READ: CHILD SEXUAL ABUSE MUST BE ADDRESSED: ORTHODOX RABBIS

On another occasion, after the group had left for Guatemala, two teenage girls were placed in foster care in Toronto after they were separated from their parents en route. They escaped and fled to the United States to be reunited with their father, who is American. Apprehended by U.S. border authorities, they came before a court to determine whether they should be reunited with their family. Canadian child welfare personnel presented American child welfare authorities with the children’s dossier, outlining the case against the father.

The children were returned to their  father after local child welfare authorities withdrew their application to hold them.

The fact U.S. authorities declined to argue the case before a judge, even after viewing a broad set of allegations against Lev Tahor, demonstrates how weak the case was, the group’s Canadian lawyer, Guidy Mamann, said at the time.

Mamann travelled to Guatemala last month to advise Lev Tahor. Just as had been the case in Canada, officials found no evidence of child abuse or neglect. “Guatemalan authorities found nothing because there is nothing,” he told The CJN last week.

Mamann, however, called the continuous investigation of Lev Tahor “a witch hunt,” and likened the early-morning police raid to Kristallnacht, the prewar Nazi attack on German Jews.

What’s particularly egregious, he said, was that armed Israelis, wearing Guatemalan police jackets, participated in the raid.
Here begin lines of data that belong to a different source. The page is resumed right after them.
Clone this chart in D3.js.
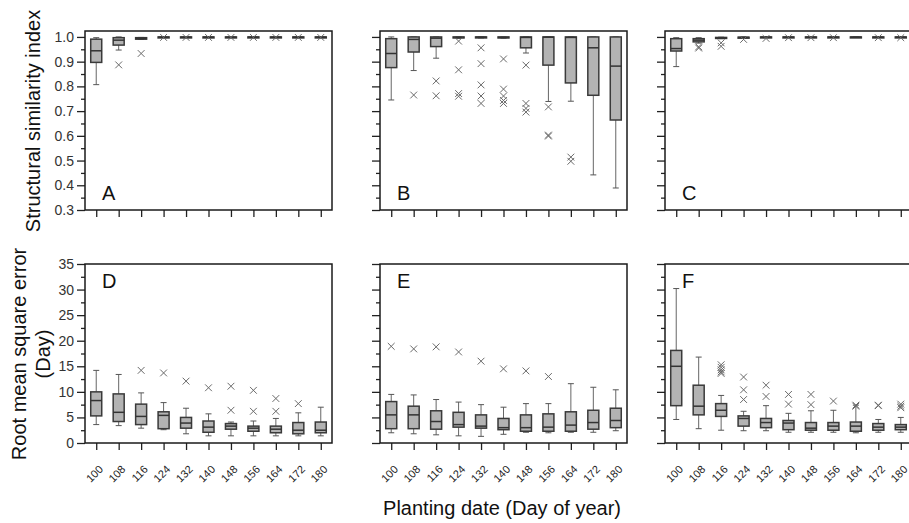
<!DOCTYPE html>
<html>
<head>
<meta charset="utf-8">
<script src="https://cdn.jsdelivr.net/npm/d3@7"></script>
<style>
  body { margin: 0; background: #fff; }
  text { font-family: "Liberation Sans", Arial, sans-serif; }
</style>
</head>
<body>
<div id="chart"></div>
<script>
// planting dates (categories)
const dates = ["100", "108", "116", "124", "132", "140", "148", "156", "164", "172", "180"];

// each box: [whisker low, q1, median, q3, whisker high]
const ssiA = [
  [0.807, 0.897, 0.944, 0.991, 0.997], [0.947, 0.967, 0.987, 0.997, 1.0], [0.990, 0.991, 0.994, 0.997, 0.998],
  [0.997, 0.998, 0.999, 1.0, 1.0], [0.997, 0.998, 0.999, 1.0, 1.0], [0.997, 0.998, 0.999, 1.0, 1.0],
  [0.997, 0.998, 0.999, 1.0, 1.0], [0.997, 0.998, 0.999, 1.0, 1.0], [0.997, 0.998, 0.999, 1.0, 1.0],
  [0.997, 0.998, 0.999, 1.0, 1.0], [0.997, 0.998, 0.999, 1.0, 1.0]
];
const ssiAOut = [[], [0.887], [0.933], [0.998], [0.998], [0.998], [0.998], [0.998], [0.998], [0.998], [0.998]];

const ssiB = [
  [0.745, 0.876, 0.933, 0.993, 1.0], [0.864, 0.939, 0.990, 1.0, 1.0], [0.914, 0.961, 0.995, 1.0, 1.0],
  [0.995, 0.996, 0.998, 1.0, 1.0], [0.996, 0.997, 0.999, 1.0, 1.0], [0.995, 0.996, 0.998, 1.0, 1.0],
  [0.935, 0.956, 0.998, 1.0, 1.0], [0.739, 0.886, 0.999, 1.0, 1.0], [0.740, 0.814, 0.998, 1.0, 1.0],
  [0.442, 0.764, 0.956, 1.0, 1.0], [0.389, 0.664, 0.882, 1.0, 1.0]
];
const ssiBOut = [
  [], [0.765], [0.822, 0.762], [0.983, 0.867, 0.771, 0.760], [0.956, 0.892, 0.806, 0.761, 0.731],
  [0.911, 0.789, 0.761, 0.743, 0.731], [0.886, 0.731, 0.711, 0.696], [0.717, 0.603, 0.599],
  [0.514, 0.497], [], []
];

const ssiC = [
  [0.880, 0.943, 0.953, 0.993, 0.997], [0.975, 0.980, 0.987, 0.993, 0.997], [0.993, 0.994, 0.996, 0.998, 0.999],
  [0.996, 0.997, 0.998, 0.999, 1.0], [0.997, 0.998, 0.999, 1.0, 1.0], [0.998, 0.998, 0.999, 1.0, 1.0],
  [0.998, 0.998, 0.999, 1.0, 1.0], [0.998, 0.998, 0.999, 1.0, 1.0], [0.998, 0.998, 0.999, 1.0, 1.0],
  [0.998, 0.998, 0.999, 1.0, 1.0], [0.998, 0.998, 0.999, 1.0, 1.0]
];
const ssiCOut = [[], [0.960, 0.955], [0.976, 0.962], [0.990], [0.994], [0.997], [0.997], [0.997], [], [0.997], [0.997]];

const rmseD = [
  [3.6, 5.3, 8.3, 10.0, 14.2], [3.4, 4.2, 6.0, 9.6, 13.4], [2.9, 3.6, 5.2, 7.6, 9.8],
  [2.6, 2.8, 5.4, 6.1, 7.9], [1.8, 2.9, 3.9, 5.0, 6.8], [1.4, 2.1, 3.1, 4.3, 5.7],
  [1.4, 2.7, 3.3, 3.8, 4.1], [1.4, 2.3, 2.9, 3.3, 4.3], [1.4, 2.0, 2.7, 3.3, 4.8],
  [1.4, 1.8, 2.5, 4.0, 5.9], [1.4, 2.0, 2.5, 4.1, 7.0]
];
const rmseDOut = [[], [], [14.2], [13.7], [12.1], [10.8], [11.1, 6.4], [10.3, 6.2], [8.7, 6.2], [7.7], []];

const rmseE = [
  [2.0, 2.8, 5.5, 8.1, 9.5], [1.8, 2.8, 5.5, 7.2, 9.4], [1.6, 2.7, 4.2, 6.3, 8.5],
  [1.4, 3.1, 3.6, 6.0, 8.0], [1.3, 2.9, 3.3, 5.5, 7.5], [1.7, 2.6, 3.0, 4.8, 7.0],
  [2.1, 2.3, 3.0, 5.5, 7.7], [2.0, 2.3, 3.1, 5.7, 7.7], [2.1, 2.3, 3.5, 6.1, 11.6],
  [2.1, 2.7, 4.0, 6.4, 10.9], [2.4, 3.0, 4.4, 6.8, 10.4]
];
const rmseEOut = [[18.9], [18.4], [18.8], [17.8], [16.0], [14.5], [14.1], [13.0], [], [], []];

const rmseF = [
  [4.6, 7.3, 15.0, 18.1, 30.2], [2.8, 5.5, 7.2, 11.3, 16.8], [2.5, 5.2, 6.4, 7.7, 9.3],
  [2.4, 3.3, 4.8, 5.3, 6.2], [2.4, 3.0, 4.0, 4.8, 7.3], [2.1, 2.6, 3.9, 4.4, 5.8],
  [2.1, 2.5, 2.9, 4.0, 6.3], [2.1, 2.5, 3.3, 4.0, 6.4], [2.0, 2.3, 3.3, 4.1, 7.4],
  [2.1, 2.5, 3.1, 3.8, 4.6], [2.1, 2.6, 3.1, 3.6, 5.0]
];
const rmseFOut = [
  [], [], [15.3, 14.8, 14.3, 13.9, 13.6], [12.9, 10.4, 8.5], [11.3, 9.1], [9.5, 7.6],
  [9.5, 7.5], [8.2], [7.4, 7.2], [7.4, 7.3], [7.6, 7.2, 6.9]
];

const ssiTicks = [0.3, 0.4, 0.5, 0.6, 0.7, 0.8, 0.9, 1.0];
const rmseTicks = [0, 5, 10, 15, 20, 25, 30, 35];

const width = 909, height = 523;
const panelW = 247, panelH = 179;
const colX = [85, 380, 665];
const rowY = [31, 264];

const svg = d3.select("#chart").append("svg")
  .attr("width", width)
  .attr("height", height);

const panels = [
  { letter: "A", boxes: ssiA, outs: ssiAOut, row: 0, col: 0 },
  { letter: "B", boxes: ssiB, outs: ssiBOut, row: 0, col: 1 },
  { letter: "C", boxes: ssiC, outs: ssiCOut, row: 0, col: 2 },
  { letter: "D", boxes: rmseD, outs: rmseDOut, row: 1, col: 0 },
  { letter: "E", boxes: rmseE, outs: rmseEOut, row: 1, col: 1 },
  { letter: "F", boxes: rmseF, outs: rmseFOut, row: 1, col: 2 }
];

function drawPanel(p) {
  let g = svg.append("g")
    .attr("transform", `translate(${colX[p.col]}, ${rowY[p.row]})`);

  let x = d3.scalePoint()
    .domain(dates)
    .range([0, panelW])
    .padding(0.5);

  let y, majors, minors, fmt;
  if (p.row === 0) {
    y = d3.scaleLinear().domain([0.3, 1.024]).range([panelH, 0]);
    majors = ssiTicks;
    minors = ssiTicks.slice(0, -1).map(v => v + 0.05);
    fmt = d3.format(".1f");
  } else {
    y = d3.scaleLinear().domain([0, 35]).range([panelH, 0]);
    majors = rmseTicks;
    minors = rmseTicks.slice(0, -1).map(v => v + 2.5);
    fmt = d3.format("d");
  }

  // minor y ticks
  g.append("g")
    .call(d3.axisLeft(y).tickValues(minors).tickSize(4).tickFormat(""))
    .call(a => a.select(".domain").remove())
    .selectAll("line").attr("stroke", "#222").attr("stroke-width", 1.3);

  // major y ticks (labels only on the left column)
  let yAx = g.append("g")
    .call(d3.axisLeft(y).tickValues(majors).tickSize(8).tickPadding(3)
      .tickFormat(p.col === 0 ? fmt : ""));
  yAx.select(".domain").remove();
  yAx.selectAll("line").attr("stroke", "#222").attr("stroke-width", 1.3);
  yAx.selectAll("text")
    .attr("fill", "#333")
    .style("font-size", "14px")
    .style("font-family", "Liberation Sans, Arial, sans-serif");

  // x ticks
  let xAx = g.append("g")
    .attr("transform", `translate(0, ${panelH})`)
    .call(d3.axisBottom(x).tickSize(7).tickFormat(""));
  xAx.select(".domain").remove();
  xAx.selectAll("line").attr("stroke", "#222").attr("stroke-width", 1.3);

  // rotated date labels on the bottom row (45 degrees up to the right)
  if (p.row === 1) {
    const c = Math.SQRT1_2;
    g.append("g").selectAll("text")
      .data(dates)
      .enter()
      .append("text")
      .attr("x", 0)
      .attr("y", 0)
      .attr("transform", d => `matrix(${c},${-c},${c},${c},${x(d) + 7.5},${panelH + 27})`)
      .style("text-anchor", "end")
      .style("font-size", "11px")
      .attr("fill", "#222")
      .text(d => d);
  }

  let bw = 11;

  let items = g.append("g").selectAll("g")
    .data(p.boxes)
    .enter()
    .append("g")
    .attr("transform", (d, i) => `translate(${x(dates[i])}, 0)`);

  // whiskers
  items.append("line")
    .attr("x1", 0).attr("x2", 0)
    .attr("y1", d => y(d[0])).attr("y2", d => y(d[1]))
    .attr("stroke", "#666").attr("stroke-width", 1);
  items.append("line")
    .attr("x1", 0).attr("x2", 0)
    .attr("y1", d => y(d[3])).attr("y2", d => y(d[4]))
    .attr("stroke", "#666").attr("stroke-width", 1);
  items.append("line")
    .attr("x1", -3).attr("x2", 3)
    .attr("y1", d => y(d[0])).attr("y2", d => y(d[0]))
    .attr("stroke", "#555").attr("stroke-width", 1);
  items.append("line")
    .attr("x1", -3).attr("x2", 3)
    .attr("y1", d => y(d[4])).attr("y2", d => y(d[4]))
    .attr("stroke", "#555").attr("stroke-width", 1);

  // boxes
  items.append("rect")
    .attr("x", -bw / 2)
    .attr("width", bw)
    .attr("y", d => y(d[3]))
    .attr("height", d => Math.max(y(d[1]) - y(d[3]), 1))
    .attr("fill", "#b3b3b3")
    .attr("stroke", "#3a3a3a")
    .attr("stroke-width", 1.5);
  items.append("line")
    .attr("x1", -bw / 2).attr("x2", bw / 2)
    .attr("y1", d => y(d[2])).attr("y2", d => y(d[2]))
    .attr("stroke", "#333").attr("stroke-width", 1.5);

  // outliers as x marks
  let outData = [];
  p.outs.forEach((vals, i) => vals.forEach(v => outData.push({ date: dates[i], v: v })));
  let s = 3.4;
  g.append("g").selectAll("path")
    .data(outData)
    .enter()
    .append("path")
    .attr("d", d => {
      let cx = x(d.date), cy = y(d.v);
      return `M${cx - s},${cy - s}L${cx + s},${cy + s}M${cx - s},${cy + s}L${cx + s},${cy - s}`;
    })
    .attr("stroke", "#6a6a6a")
    .attr("stroke-width", 1)
    .attr("fill", "none");

  // frame
  g.append("rect")
    .attr("width", panelW)
    .attr("height", panelH)
    .attr("fill", "none")
    .attr("stroke", "#1a1a1a")
    .attr("stroke-width", 1.5);

  // panel letter
  g.append("text")
    .attr("x", 17)
    .attr("y", p.row === 0 ? panelH - 10 : 24)
    .style("font-size", "20px")
    .attr("fill", "#111")
    .text(p.letter);
}

panels.forEach(drawPanel);

// axis titles
svg.append("text")
  .attr("transform", "translate(40, 121) rotate(-90)")
  .style("text-anchor", "middle")
  .style("font-size", "20px")
  .attr("fill", "#111")
  .text("Structural similarity index");

svg.append("text")
  .attr("transform", "translate(26, 354) rotate(-90)")
  .style("text-anchor", "middle")
  .style("font-size", "20px")
  .attr("fill", "#111")
  .text("Root mean square error");

svg.append("text")
  .attr("transform", "translate(50, 354) rotate(-90)")
  .style("text-anchor", "middle")
  .style("font-size", "20px")
  .attr("fill", "#111")
  .text("(Day)");

svg.append("text")
  .attr("x", 502)
  .attr("y", 515)
  .style("text-anchor", "middle")
  .style("font-size", "20px")
  .attr("fill", "#111")
  .text("Planting date (Day of year)");
</script>
</body>
</html>
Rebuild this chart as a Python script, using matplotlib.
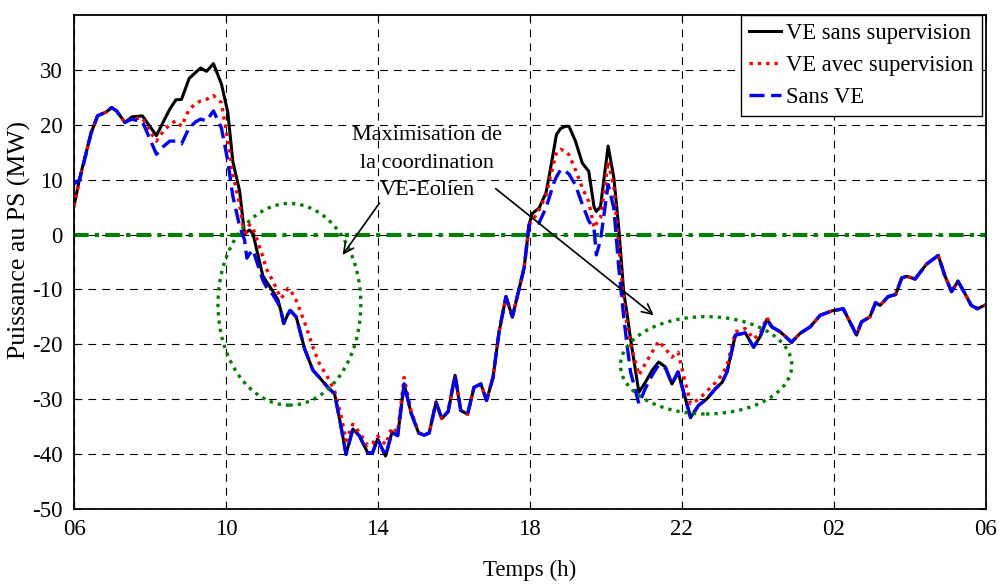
import matplotlib
matplotlib.use("Agg")
import matplotlib.pyplot as plt
from matplotlib.patches import Ellipse

plt.rcParams['font.family'] = ['Liberation Serif', 'DejaVu Serif']
plt.rcParams['axes.unicode_minus'] = False

# ---------------- data ----------------
t = [6.00, 6.15, 6.45, 6.62, 6.85, 6.99, 7.12, 7.34, 7.52, 7.80,
     7.91, 8.17, 8.35, 8.52, 8.68, 8.83, 9.03, 9.20, 9.33, 9.49,
     9.67, 9.88, 10.05, 10.18, 10.36, 10.49, 10.55, 10.62, 10.71, 10.97,
     11.06, 11.24, 11.37, 11.45, 11.52, 11.63, 11.69, 11.85, 12.07, 12.29,
     12.46, 12.68, 12.86, 13.03, 13.16, 13.34, 13.51, 13.73, 13.86, 13.99,
     14.20, 14.37, 14.52, 14.69, 14.87, 15.07, 15.22, 15.35, 15.53, 15.68,
     15.85, 16.03, 16.18, 16.36, 16.53, 16.71, 16.86, 17.03, 17.19, 17.37,
     17.54, 17.85, 17.98, 18.06, 18.24, 18.42, 18.50, 18.63, 18.70, 18.81,
     18.94, 19.03, 19.20, 19.38, 19.55, 19.69, 19.75, 19.86, 20.06, 20.21,
     20.34, 20.47, 20.56, 20.65, 20.87, 21.04, 21.22, 21.39, 21.57, 21.74,
     21.90, 22.23, 22.44, 22.66, 22.88, 23.06, 23.19, 23.41, 23.67, 23.89,
     24.06, 24.24, 24.37, 24.59, 24.89, 25.11, 25.38, 25.64, 25.95, 26.25,
     26.60, 26.73, 26.95, 27.10, 27.22, 27.43, 27.63, 27.79, 27.92, 28.14,
     28.44, 28.75, 28.92, 29.10, 29.27, 29.45, 29.62, 29.78, 30.00]

ve_sans_supervision = [
    5.2, 10.3, 18.5, 21.6, 22.3, 23.1, 22.5, 20.4, 21.4, 21.6,
    20.5, 18.0, 20.5, 22.8, 24.5, 24.6, 28.4, 29.5, 30.3, 29.7,
    31.1, 27.4, 22.2, 13.3, 7.9, 0.0, 0.5, 0.8, 0.2, -7.5,
    -8.5, -10.4, -11.9, -14.0, -16.2, -14.5, -13.8, -15.0, -20.8, -24.7,
    -26.0, -27.8, -29.0, -35.0, -40.0, -35.4, -36.6, -39.7, -39.7, -37.2,
    -40.3, -36.0, -36.6, -27.2, -32.4, -36.1, -36.5, -36.1, -30.5, -33.5,
    -32.2, -25.6, -32.0, -32.7, -27.8, -27.2, -30.2, -26.0, -17.7, -11.3,
    -15.0, -6.0, 1.8, 3.8, 4.8, 7.5, 10.3, 15.5, 18.2, 19.3,
    19.7, 19.7, 17.0, 13.0, 11.5, 5.0, 4.2, 5.1, 16.1, 10.3,
    1.2, -10.4, -14.5, -19.0, -28.7, -26.9, -24.7, -23.2, -24.1, -27.2,
    -25.0, -33.3, -31.1, -29.9, -28.1, -26.9, -25.0, -18.3, -17.9, -20.5,
    -18.6, -15.4, -16.8, -17.7, -19.6, -18.0, -16.8, -14.7, -13.9, -13.5,
    -18.3, -15.9, -15.0, -12.4, -12.9, -11.3, -10.9, -7.9, -7.6, -8.1,
    -5.4, -3.8, -7.4, -10.4, -8.5, -10.7, -12.9, -13.5, -12.8]

ve_avec_supervision = [
    5.2, 10.0, 18.5, 21.6, 22.3, 23.1, 22.5, 20.4, 21.1, 21.2,
    19.8, 17.0, 18.8, 20.0, 20.7, 19.7, 22.8, 23.8, 24.3, 24.6,
    25.3, 24.0, 17.0, 11.0, 5.5, -0.4, 0.8, 1.8, 1.2, -4.0,
    -6.2, -8.5, -10.5, -11.6, -11.0, -9.8, -10.0, -12.0, -16.0, -20.5,
    -23.5, -26.0, -28.5, -33.0, -37.5, -34.5, -36.0, -38.4, -38.0, -36.7,
    -38.2, -35.1, -36.0, -26.0, -32.0, -36.1, -36.5, -36.1, -30.5, -33.5,
    -32.2, -25.6, -32.0, -32.7, -27.8, -27.2, -30.2, -26.0, -17.7, -11.3,
    -15.0, -6.0, 1.8, 2.4, 4.5, 7.0, 9.4, 13.0, 15.0, 15.5,
    15.2, 14.5, 11.8, 8.5, 6.0, 1.2, 2.0, 3.0, 13.3, 8.8,
    -2.0, -12.0, -16.5, -20.0, -25.6, -23.5, -21.4, -19.4, -20.8, -22.3,
    -21.4, -30.8, -30.0, -28.5, -27.0, -25.5, -23.8, -17.7, -17.1, -19.0,
    -18.0, -15.1, -16.8, -17.7, -19.6, -18.0, -16.8, -14.7, -13.9, -13.5,
    -18.3, -15.9, -15.0, -12.4, -12.9, -11.3, -10.9, -7.9, -7.6, -8.1,
    -5.4, -3.8, -7.4, -10.4, -8.5, -10.7, -12.9, -13.5, -12.8]

sans_ve = [
    9.2, 10.0, 18.5, 21.6, 22.3, 23.1, 22.5, 20.4, 21.0, 20.5,
    18.8, 14.6, 16.0, 17.0, 17.0, 16.5, 19.4, 20.5, 21.0, 20.7,
    22.5, 19.4, 13.3, 7.0, 1.5, -1.0, -4.3, -3.5, -2.8, -8.3,
    -9.5, -11.0, -12.5, -14.0, -16.2, -14.5, -13.8, -15.0, -20.8, -24.7,
    -26.0, -27.8, -29.0, -35.0, -40.0, -35.4, -36.6, -39.7, -39.7, -37.2,
    -40.3, -36.0, -36.6, -27.2, -32.4, -36.1, -36.5, -36.1, -30.5, -33.5,
    -32.2, -25.6, -32.0, -32.7, -27.8, -27.2, -30.2, -26.0, -17.7, -11.3,
    -15.0, -6.0, 1.8, 1.8, 2.1, 4.8, 6.5, 9.4, 10.5, 11.8,
    11.5, 11.0, 9.0, 5.5, 2.5, 1.0, -3.7, -1.0, 9.1, 4.8,
    -6.0, -15.0, -20.2, -25.0, -30.8, -28.0, -25.6, -23.7, -24.3, -27.2,
    -25.0, -33.3, -31.1, -29.9, -28.1, -26.9, -25.0, -18.3, -17.9, -20.5,
    -18.6, -15.4, -16.8, -17.7, -19.6, -18.0, -16.8, -14.7, -13.9, -13.5,
    -18.3, -15.9, -15.0, -12.4, -12.9, -11.3, -10.9, -7.9, -7.6, -8.1,
    -5.4, -3.8, -7.4, -10.4, -8.5, -10.7, -12.9, -13.5, -12.8]

labels = ['VE sans supervision', 'VE avec supervision', 'Sans VE']
x_ticks = [6, 10, 14, 18, 22, 26, 30]
x_ticklabels = ['06', '10', '14', '18', '22', '02', '06']
y_ticks = [-50, -40, -30, -20, -10, 0, 10, 20, 30]
annotation = 'Maximisation de\nla coordination\nVE-Eolien'

# ---------------- figure ----------------
fig = plt.figure(figsize=(9.99, 5.84), dpi=100)
ax = fig.add_axes([0.0741, 0.1279, 0.9126, 0.8469])

green = (0.0, 0.5, 0.0)

ax.grid(True, color='black', linestyle=(0, (7, 5.5)), linewidth=0.8)
ax.set_axisbelow(True)

ax.axhline(0, color=green, linestyle=(0, (3.5, 1.5, 1, 1.5)), linewidth=3, zorder=2)

l1, = ax.plot(t, ve_sans_supervision, color='black', linewidth=2.2, zorder=3)
l2, = ax.plot(t, ve_avec_supervision, color='red', linewidth=2.4,
              linestyle=(0, (1, 1.5)), zorder=4)
l3, = ax.plot(t, sans_ve, color='blue', linewidth=2.4,
              linestyle=(0, (4.5, 2)), zorder=5)

# ellipses
e1 = Ellipse((11.67, -12.7), 3.76, 36.7, fill=False, edgecolor=green,
             linewidth=2.4, linestyle=(0, (1, 1.5)), zorder=6)
e2 = Ellipse((22.64, -23.8), 4.51, 17.7, fill=False, edgecolor=green,
             linewidth=2.4, linestyle=(0, (1, 1.5)), zorder=6)
ax.add_patch(e1)
ax.add_patch(e2)

# annotation
ax.text(15.3, 13.0, annotation, ha='center', va='center', fontsize=16,
        linespacing=1.6, zorder=7)
ax.annotate('', xy=(13.07, -3.71), xytext=(14.04, 5.72),
            arrowprops=dict(arrowstyle='->', color='black', lw=1.2,
                            mutation_scale=18, shrinkA=0, shrinkB=0), zorder=7)
ax.annotate('', xy=(21.26, -14.68), xytext=(17.10, 8.35),
            arrowprops=dict(arrowstyle='->', color='black', lw=1.2,
                            mutation_scale=18, shrinkA=0, shrinkB=0), zorder=7)

ax.set_xlim(6, 30)
ax.set_ylim(-50, 40)
ax.set_xticks(x_ticks)
ax.set_xticklabels(x_ticklabels)
ax.set_yticks(y_ticks)
ax.tick_params(direction='in', length=5, width=0.8, labelsize=16.5, pad=7,
               top=True, right=True)
ax.tick_params(axis='y', pad=8)
for sp in ax.spines.values():
    sp.set_linewidth(1.3)
    sp.set_color('black')

ax.set_xlabel('Temps (h)', fontsize=16.5, labelpad=14)
ax.set_ylabel('Puissance au PS (MW)', fontsize=18.5)
ax.yaxis.set_label_coords(-0.047, 0.545)

leg = ax.legend([l1, l2, l3], labels, loc='upper right',
                bbox_to_anchor=(0.9956, 1.0), borderaxespad=0,
                fontsize=16.3, frameon=True, fancybox=False,
                edgecolor='black', framealpha=1, handlelength=1.45,
                handletextpad=0.22, labelspacing=0.5, borderpad=0.35)
leg.get_frame().set_linewidth(1.0)
leg.set_zorder(10)

fig.savefig('out.png', dpi=100)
One Lev Tahor father was forced to stand with his hands against the wall for one hour as his children watched. When he asked to put his hands down, the officer said to him in perfect Hebrew, “Put your hands down and I’m going to shoot you.”

Mamann said the raid and that sort of statement “scared the crap out of the children” and was more harmful than anything alleged against their parents.

American diplomats and Guatemalan elected officials later visited the community and all say the children are well treated, Mamann added.

Goldman, a native of Israel, suggested the “very secular” Israeli sister of one Lev Tahor member is behind many of the allegations.

“This is the family of a ba’al tshuvah” a secular Jew who becomes observant, he said. The individual who became Orthodox had been “a programmer” for the Israel Defence Forces “in a very high position. Very intelligent.”

He became religious more than 15 years ago and “[his] family member since then is attacking them, not leaving them alone.”

The Israeli and his family joined Lev Tahor three years ago, but his sister continues to approach the Israeli media with allegations of Lev Tahor practices, despite never visiting the community, Goldman said.

The Guatemala raid was the latest result of allegations stemming from Israel, Goldman suggested.

Mamann agreed. Lev Tahor is an ultra-Orthodox and anti-Zionist group that rubs many Israelis the wrong way.

“These allegations come from families and from people who left the group and were unhappy with the group. That was used to fuel the investigation in Quebec,” he said.

It’s long past time for the media, legal authorities and the Jewish community to “rethink what they’ve heard about this religious community,” Mamann added.